**EXERCISE INSTRUCTIONS**
Transcribe the listing in full, excluding any pictures.

**SOURCE EXCERPT**
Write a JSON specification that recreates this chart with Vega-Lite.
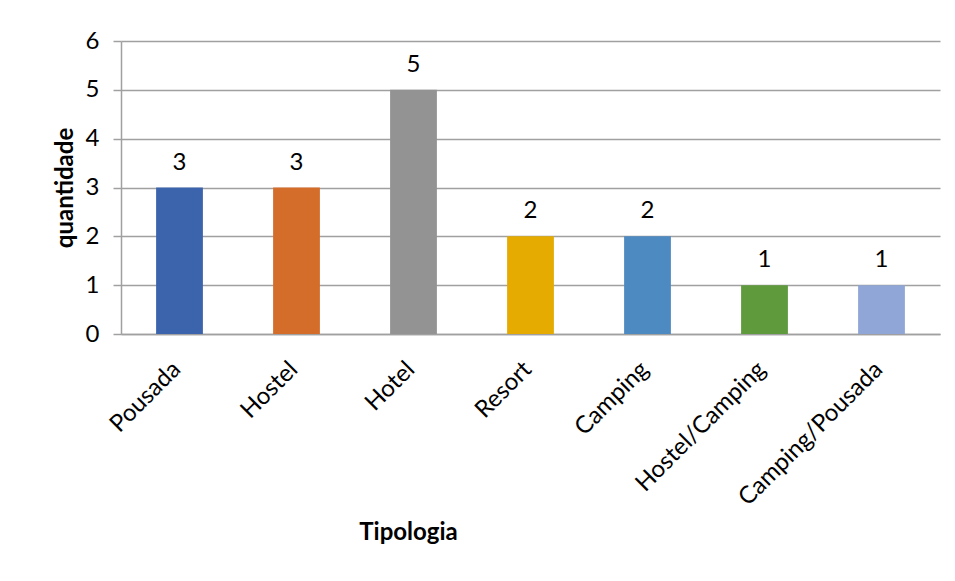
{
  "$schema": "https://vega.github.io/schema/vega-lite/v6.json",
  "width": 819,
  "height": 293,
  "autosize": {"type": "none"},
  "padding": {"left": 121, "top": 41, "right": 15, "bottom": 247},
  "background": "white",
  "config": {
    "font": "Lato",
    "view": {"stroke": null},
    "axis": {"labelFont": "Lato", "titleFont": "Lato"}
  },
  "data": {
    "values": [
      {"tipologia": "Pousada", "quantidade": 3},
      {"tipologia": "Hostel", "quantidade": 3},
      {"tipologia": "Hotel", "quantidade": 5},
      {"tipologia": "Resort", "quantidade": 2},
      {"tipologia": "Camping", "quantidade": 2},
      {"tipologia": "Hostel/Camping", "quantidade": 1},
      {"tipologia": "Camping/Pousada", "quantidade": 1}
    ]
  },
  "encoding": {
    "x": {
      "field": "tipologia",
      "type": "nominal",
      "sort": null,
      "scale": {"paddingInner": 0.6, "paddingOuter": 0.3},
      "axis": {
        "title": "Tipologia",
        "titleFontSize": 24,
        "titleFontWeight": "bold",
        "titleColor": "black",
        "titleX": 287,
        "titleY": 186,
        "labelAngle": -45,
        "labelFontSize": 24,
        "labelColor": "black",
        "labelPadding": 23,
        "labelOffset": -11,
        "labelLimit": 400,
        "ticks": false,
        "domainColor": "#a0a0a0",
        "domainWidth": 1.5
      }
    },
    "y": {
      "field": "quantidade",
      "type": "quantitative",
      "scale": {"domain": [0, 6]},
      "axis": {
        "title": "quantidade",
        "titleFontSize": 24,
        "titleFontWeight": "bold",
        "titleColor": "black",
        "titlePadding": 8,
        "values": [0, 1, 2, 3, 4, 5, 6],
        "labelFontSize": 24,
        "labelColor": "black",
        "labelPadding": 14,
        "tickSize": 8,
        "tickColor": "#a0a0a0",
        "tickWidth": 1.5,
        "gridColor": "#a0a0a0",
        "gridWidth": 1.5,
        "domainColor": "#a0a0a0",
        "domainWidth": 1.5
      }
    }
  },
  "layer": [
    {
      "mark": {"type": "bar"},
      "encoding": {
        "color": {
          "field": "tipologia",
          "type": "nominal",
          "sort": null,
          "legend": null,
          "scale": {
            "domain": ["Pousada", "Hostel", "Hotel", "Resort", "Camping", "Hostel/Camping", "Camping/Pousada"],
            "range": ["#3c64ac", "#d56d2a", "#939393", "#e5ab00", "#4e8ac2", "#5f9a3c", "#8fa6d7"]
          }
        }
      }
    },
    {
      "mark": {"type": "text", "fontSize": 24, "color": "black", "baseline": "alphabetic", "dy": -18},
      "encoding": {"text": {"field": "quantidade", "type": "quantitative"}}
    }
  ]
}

**FINAL RESULT**
Write a JSON specification that recreates this chart with Vega-Lite.
{
  "$schema": "https://vega.github.io/schema/vega-lite/v6.json",
  "width": 819,
  "height": 293,
  "autosize": {"type": "none"},
  "padding": {"left": 121, "top": 41, "right": 15, "bottom": 247},
  "background": "white",
  "config": {
    "font": "Lato",
    "view": {"stroke": null},
    "axis": {"labelFont": "Lato", "titleFont": "Lato"}
  },
  "data": {
    "values": [
      {"tipologia": "Pousada", "quantidade": 3},
      {"tipologia": "Hostel", "quantidade": 3},
      {"tipologia": "Hotel", "quantidade": 5},
      {"tipologia": "Resort", "quantidade": 2},
      {"tipologia": "Camping", "quantidade": 2},
      {"tipologia": "Hostel/Camping", "quantidade": 1},
      {"tipologia": "Camping/Pousada", "quantidade": 1}
    ]
  },
  "encoding": {
    "x": {
      "field": "tipologia",
      "type": "nominal",
      "sort": null,
      "scale": {"paddingInner": 0.6, "paddingOuter": 0.3},
      "axis": {
        "title": "Tipologia",
        "titleFontSize": 24,
        "titleFontWeight": "bold",
        "titleColor": "black",
        "titleX": 287,
        "titleY": 186,
        "labelAngle": -45,
        "labelFontSize": 24,
        "labelColor": "black",
        "labelPadding": 23,
        "labelOffset": -11,
        "labelLimit": 400,
        "ticks": false,
        "domainColor": "#a0a0a0",
        "domainWidth": 1.5
      }
    },
    "y": {
      "field": "quantidade",
      "type": "quantitative",
      "scale": {"domain": [0, 6]},
      "axis": {
        "title": "quantidade",
        "titleFontSize": 24,
        "titleFontWeight": "bold",
        "titleColor": "black",
        "titlePadding": 8,
        "values": [0, 1, 2, 3, 4, 5, 6],
        "labelFontSize": 24,
        "labelColor": "black",
        "labelPadding": 14,
        "tickSize": 8,
        "tickColor": "#a0a0a0",
        "tickWidth": 1.5,
        "gridColor": "#a0a0a0",
        "gridWidth": 1.5,
        "domainColor": "#a0a0a0",
        "domainWidth": 1.5
      }
    }
  },
  "layer": [
    {
      "mark": {"type": "bar"},
      "encoding": {
        "color": {
          "field": "tipologia",
          "type": "nominal",
          "sort": null,
          "legend": null,
          "scale": {
            "domain": ["Pousada", "Hostel", "Hotel", "Resort", "Camping", "Hostel/Camping", "Camping/Pousada"],
            "range": ["#3c64ac", "#d56d2a", "#939393", "#e5ab00", "#4e8ac2", "#5f9a3c", "#8fa6d7"]
          }
        }
      }
    },
    {
      "mark": {"type": "text", "fontSize": 24, "color": "black", "baseline": "alphabetic", "dy": -18},
      "encoding": {"text": {"field": "quantidade", "type": "quantitative"}}
    }
  ]
}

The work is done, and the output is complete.